Angel Mercedes said there is a trend of customers looking for a global SIM. The customers don’t want to sign multiple contracts with mobile incorporators; they want to be able to connect to more than one mobile network operator when in different countries. E-SIM is able to be re-encrypted and switched from one operator to another.
Per Erik Ångman said their company has been working towards not treating Europe as one country because of new roaming regulations and a lot of operators. People can use roaming SIMs. One of the biggest changes they will see is that you have to use national SIMs or use someone who is already approved. Telenabler is not into the tech side in the European market, but it gives them clear niches to pursue and focus their business on.
Lisa-Anne Uhrmacher said Vodafone has launched narrowband IoT. They have networks launched in Spain, Ireland, and other parts of Europe. A 4G overlay allows them to leverage their large LTE global network. CAT and MVNE could live side by side, and there is a use case for each. 2G and 3G are in different parts of the world, so 4G gives lots of options. She said they are excited by low power and advantages it brings to the table. They hope to see exponential growth.
Angel Mercedes said their recent Numerex acquisition helps them even more in the US market because of their existing infrastructure and services provided, and the revenue associated with it.
Per Erik Ångman said one of the biggest challenges Telenabler is facing is coming back to staying focuses and providing good delivery. He said there are a lot of opportunities and companies shouldn’t take on too many at once. They want to stick to doing a good job at a few tasks, over a couple countries. Price is definitely an issue, but it is becoming less of an issue for most applications.
Angel Mercedes said Sierra Wireless has had the same issue since day one: integrating different components. Sierra Wireless had device to cloud integration and is preparing for narrowband IoT and 2G. They are working towards a single device that can work globally.
Lisa-Anne Uhrmacher said one of Vodafone’s problems is the business is not simple. Part of the challenge is identifying what you want in an IoT solution, what is the business model, and what is the customer journey — then step back and figure out how to get there. What are you trying to achieve?
Security has also been a big focus for companies as they develop and innovate. Per Erik Ångman said there is needed regulation and certification to prevent total mayhem. Angel Mercedes said Sierra Wireless has a chief security officer and a group dedicated to security. With many components used in their solution, more security is needed. Lisa-Anne Uhrmacher said she hears from customers who are nervous about security. They built an IoT platform isolated from the consumer world and security is taken seriously, especially with applications like finance and healthcare.

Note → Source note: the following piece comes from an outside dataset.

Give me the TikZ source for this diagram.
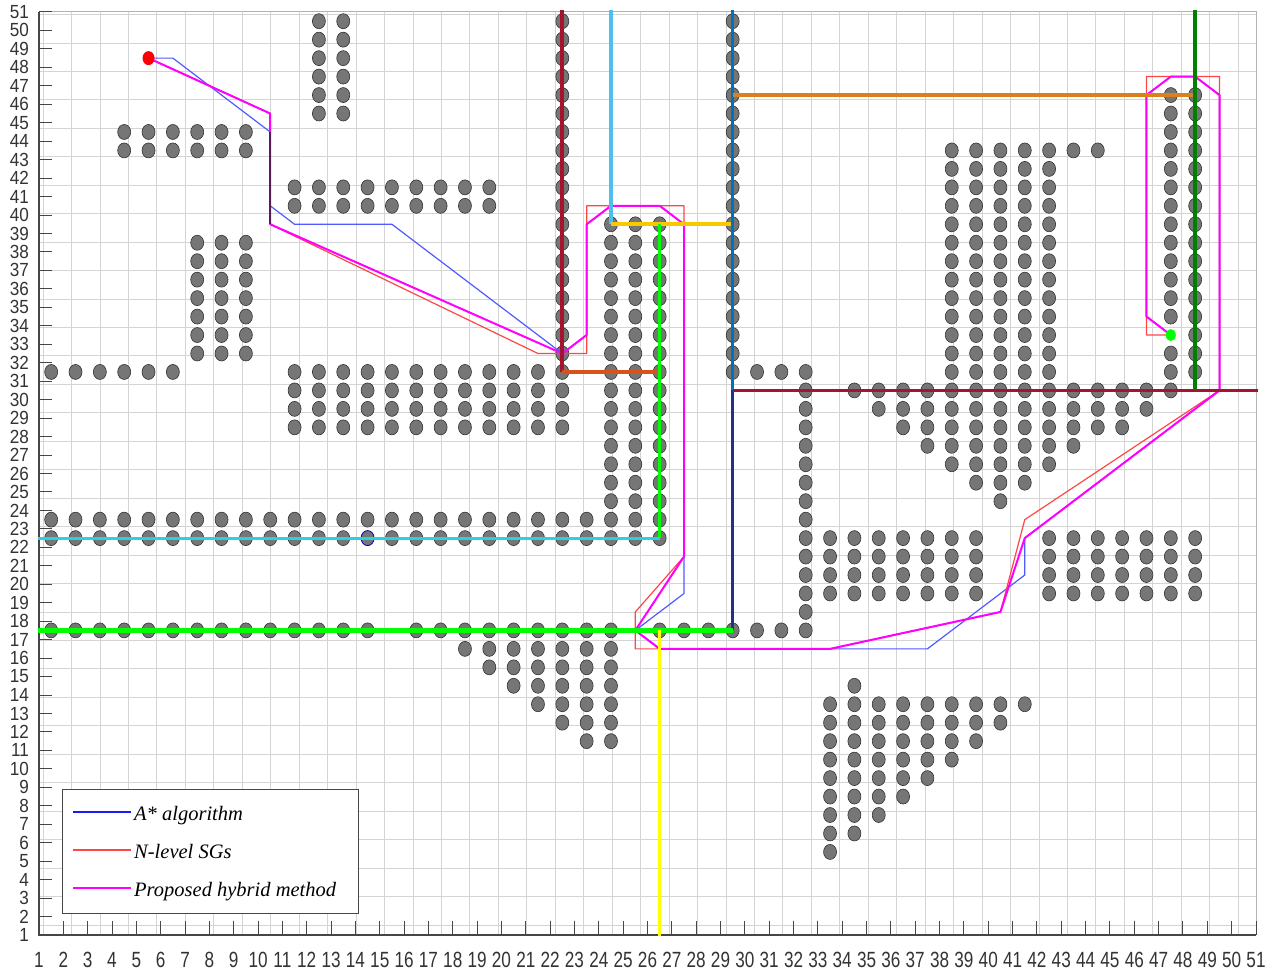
\documentclass[tikz,border=0pt]{standalone}
\usepackage{fontspec}
\setmainfont{Liberation Serif}
\newfontfamily\axfont[FakeStretch=0.78]{Liberation Sans}
\newfontfamily\ayfont[FakeStretch=0.9]{Liberation Sans}
\definecolor{obsgray}{RGB}{118,118,118}
\definecolor{obsedge}{RGB}{50,50,50}
\definecolor{gridc}{RGB}{212,212,212}
\definecolor{axc}{RGB}{70,70,70}
\definecolor{pblue}{RGB}{80,90,255}
\definecolor{pred}{RGB}{255,70,70}
\definecolor{pmag}{RGB}{255,0,255}
\definecolor{dred}{RGB}{162,20,47}
\definecolor{ored}{RGB}{217,83,25}
\definecolor{lblue}{RGB}{77,190,238}
\definecolor{gold}{RGB}{250,200,0}
\definecolor{mblue}{RGB}{0,114,189}
\definecolor{navy}{RGB}{30,50,140}
\definecolor{orng}{RGB}{217,130,26}
\definecolor{dgreen}{RGB}{0,128,0}
\definecolor{lime}{RGB}{0,255,0}
\definecolor{cyn}{RGB}{40,210,230}
\definecolor{yel}{RGB}{255,255,0}
\definecolor{dpurp}{RGB}{90,25,90}
\newcommand\blk[4]{\foreach \i in {#1,...,#2}{\foreach \j in {#3,...,#4}{\filldraw[obst] (\i+0.5,\j+0.5) ellipse [x radius=6.5pt, y radius=7.5pt];}}}
\newcommand\one[2]{\filldraw[obst] (#1+0.5,#2+0.5) ellipse [x radius=6.5pt, y radius=7.5pt];}
\begin{document}
\begin{tikzpicture}[x=24.34pt,y=18.46pt,
  obst/.style={fill=obsgray, draw=obsedge, line width=0.6pt},
  gridline/.style={draw=gridc, line width=0.9pt},
  axline/.style={draw=axc, line width=1.2pt},
  tickline/.style={draw=axc, line width=1pt},
  xlab/.style={font=\axfont\fontsize{22}{22}\selectfont, text=black!80, inner sep=0pt},
  ylab/.style={font=\ayfont\fontsize{19}{19}\selectfont, text=black!80, inner sep=0pt, anchor=east},
  pathA/.style={draw=pblue, line width=1.2pt, line join=round},
  pathN/.style={draw=pred, line width=1.2pt, line join=round},
  pathH/.style={draw=pmag, line width=2pt, line join=round},
  sg/.style={line width=3.8pt},
  legendbox/.style={draw=axc, fill=white, line width=0.9pt, inner sep=0pt},
  legtext/.style={font=\itshape\fontsize{20.5}{20.5}\selectfont, inner sep=0pt, anchor=base west}]
\useasboundingbox (-14.66pt,-20.54pt) rectangle ++(1274pt,974pt);
% grid
\draw[gridline] (1,1) grid (51,51);
\draw[draw=gray!60, line width=1pt] (1,51) -- (51,51) -- (51,1);
% obstacles
\blk{12}{13}{45}{50}
\blk{4}{9}{43}{44}
\blk{11}{19}{40}{41}
\blk{7}{9}{32}{38}
\blk{1}{6}{31}{31}
\blk{11}{22}{28}{31}
\blk{22}{22}{32}{50}
\blk{24}{26}{22}{39}
\blk{1}{23}{23}{23}
\blk{1}{13}{22}{22}
\blk{15}{23}{22}{22}
\filldraw[fill=obsgray, draw=blue!70!black, line width=0.8pt] (14.5,22.5) ellipse [x radius=6.5pt, y radius=7.5pt];
\blk{29}{29}{31}{50}
\blk{30}{32}{31}{31}
\blk{32}{32}{17}{30}
\blk{1}{14}{17}{17}
\blk{16}{24}{17}{17}
\blk{26}{31}{17}{17}
\blk{18}{24}{16}{16}
\blk{19}{24}{15}{15}
\blk{20}{24}{14}{14}
\blk{21}{24}{13}{13}
\blk{22}{24}{12}{12}
\blk{23}{24}{11}{11}
\blk{33}{39}{19}{22}
\blk{42}{48}{19}{22}
\blk{33}{33}{5}{13}
\blk{34}{34}{6}{14}
\blk{35}{35}{7}{13}
\blk{36}{36}{8}{13}
\blk{37}{37}{9}{13}
\blk{38}{38}{10}{13}
\blk{39}{39}{11}{13}
\blk{40}{40}{12}{13}
\one{41}{13}
\blk{38}{42}{31}{43}
\one{43}{43}
\one{44}{43}
\blk{34}{47}{30}{30}
\blk{35}{46}{29}{29}
\blk{36}{45}{28}{28}
\blk{37}{43}{27}{27}
\blk{38}{42}{26}{26}
\blk{39}{41}{25}{25}
\one{40}{24}
\blk{48}{48}{31}{46}
\blk{47}{47}{34}{46}
\blk{47}{47}{31}{32}
% axes
\draw[axline] (1,51) -- (1,1) -- (51,1);
\foreach \i in {2,...,51} \draw[tickline] (\i,1) -- ++(0,14pt);
\foreach \j in {2,...,51} \draw[tickline] (1,\j) -- ++(13pt,0);
\foreach \i in {1,...,51} \node[xlab] (xl\i) at ([yshift=-25pt]\i,1) {\i};
\foreach \j in {1,...,51} \node[ylab] (yl\j) at ([xshift=-10pt]1,\j) {\j};
% paths
\draw[pathA] (5.5,48.5) -- (6.5,48.5) -- (10.5,44.5) -- (10.5,40.5) -- (11.5,39.5) -- (15.5,39.5) -- (22.5,32.5) -- (23.5,33.5) -- (23.5,39.5) -- (24.5,40.5) -- (26.5,40.5) -- (27.5,39.5) -- (27.5,19.5) -- (25.5,17.5) -- (26.5,16.5) -- (37.5,16.5) -- (41.5,20.5) -- (41.5,22.5) -- (49.5,30.5) -- (49.5,46.5) -- (48.5,47.5) -- (47.5,47.5) -- (46.5,46.5) -- (46.5,34.5) -- (47.5,33.5);
\draw[pathN] (5.5,48.5) -- (10.5,45.5) -- (10.5,39.5) -- (21.5,32.5) -- (23.5,32.5) -- (23.5,40.5) -- (27.5,40.5) -- (27.5,21.5) -- (25.5,18.5) -- (25.5,16.5) -- (26.5,16.5) -- (33.5,16.5) -- (40.5,18.5) -- (41.5,23.5) -- (49.5,30.5) -- (49.5,47.5) -- (46.5,47.5) -- (46.5,33.5) -- (47.5,33.5);
\draw[pathH] (5.5,48.5) -- (10.5,45.5) -- (10.5,39.5) -- (22.5,32.5) -- (23.5,33.5) -- (23.5,39.5) -- (24.5,40.5) -- (26.5,40.5) -- (27.5,39.5) -- (27.5,21.5) -- (25.5,17.5) -- (26.5,16.5) -- (33.5,16.5) -- (40.5,18.5) -- (41.5,22.5) -- (49.5,30.5) -- (49.5,46.5) -- (48.5,47.5) -- (47.5,47.5) -- (46.5,46.5) -- (46.5,34.5) -- (47.5,33.5);
\draw[draw=dpurp, line width=1.6pt] (10.5,44.5) -- (10.5,39.5);
% sub-goal lines
\draw[sg, draw=dred] (22.5,51.1) -- (22.5,31.5);
\draw[sg, draw=ored] (22.5,31.5) -- (26.5,31.5);
\draw[sg, draw=lblue, line width=3.2pt] (24.5,51.1) -- (24.5,39.5);
\draw[sg, draw=gold] (24.5,39.5) -- (29.5,39.5);
\draw[sg, draw=mblue, line width=3.2pt] (29.5,51.1) -- (29.5,30.5);
\draw[sg, draw=navy, line width=3.2pt] (29.5,30.5) -- (29.5,17.5);
\draw[sg, draw=orng] (29.5,46.5) -- (48.5,46.5);
\draw[sg, draw=dred] (29.5,30.5) -- (51.1,30.5);
\draw[sg, draw=dgreen] (48.5,51.1) -- (48.5,30.5);
\draw[sg, draw=lime, line width=3.2pt] (26.5,39.5) -- (26.5,22.5);
\draw[sg, draw=cyn, line width=3pt] (26.5,22.5) -- (0.96,22.5);
\draw[sg, draw=lime, line width=5pt] (0.96,17.5) -- (29.5,17.5);
\draw[sg, draw=yel, line width=3.2pt] (26.5,17.5) -- (26.5,0.95);
% start and goal
\fill[red] (5.5,48.5) ellipse [x radius=6pt, y radius=7pt];
\fill[lime] (47.5,33.5) ellipse [x radius=5pt, y radius=6pt];
% legend
\node[legendbox, minimum width=296pt, minimum height=124pt, anchor=south west] (lgd) at (47.34pt,39.46pt) {};
\draw[pathA, line width=1.8pt, draw=blue!90] ([xshift=11pt,yshift=-23pt]lgd.north west) -- ++(58pt,0);
\draw[pathN, line width=1.8pt] ([xshift=11pt,yshift=-61pt]lgd.north west) -- ++(58pt,0);
\draw[pathH, line width=1.8pt] ([xshift=11pt,yshift=-99pt]lgd.north west) -- ++(58pt,0);
\node[legtext] (l1) at ([xshift=72pt,yshift=-31pt]lgd.north west) {A* algorithm};
\node[legtext] (l2) at ([xshift=72pt,yshift=-69pt]lgd.north west) {N-level SGs};
\node[legtext] (l3) at ([xshift=72pt,yshift=-107pt]lgd.north west) {Proposed hybrid method};
\end{tikzpicture}
\end{document}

Steve Brumer asked the panelists if they had $10 million for IoT, how would they use it? Per Erik Ångman said he would try to set up a single point of integration for as many countries and networks as possible. Angel Mercedes said he would develop a global SIM for devices that could go anywhere and connect security. Lisa-Anne Uhrmacher said she would invest in development to see innovative use cases without parameters around it to use in globally underdeveloped networks, like Kenya.
For standards, Per Erik Ångman said it is something that should bring in vendors, users, and government agencies. Standards are in place for the traditional mobile industry, but needs to be adapted. Angel Mercedes said the GSMA model for standards has been successful. Lisa-Anne Uhrmacher said engagement with regional bodies is an option worth pursuing.
For pricing strategies, both Per Erik Ångman and Angel Mercedes said the price has come down quite a bit. Lisa-Anne Uhrmacher said the conversation should switch to what value is provided rather than costs. What are you providing the customer?
For next steps, Per Erik Ångman said companies need to partner with people in different markets and different environments, so you don’t get stuck. Angel Mercedes said it is important to choose a company that can provide global support and provide you as many parts of the solution. Lisa-Anne Uhrmacher said partner with someone with global connections and global perspectives.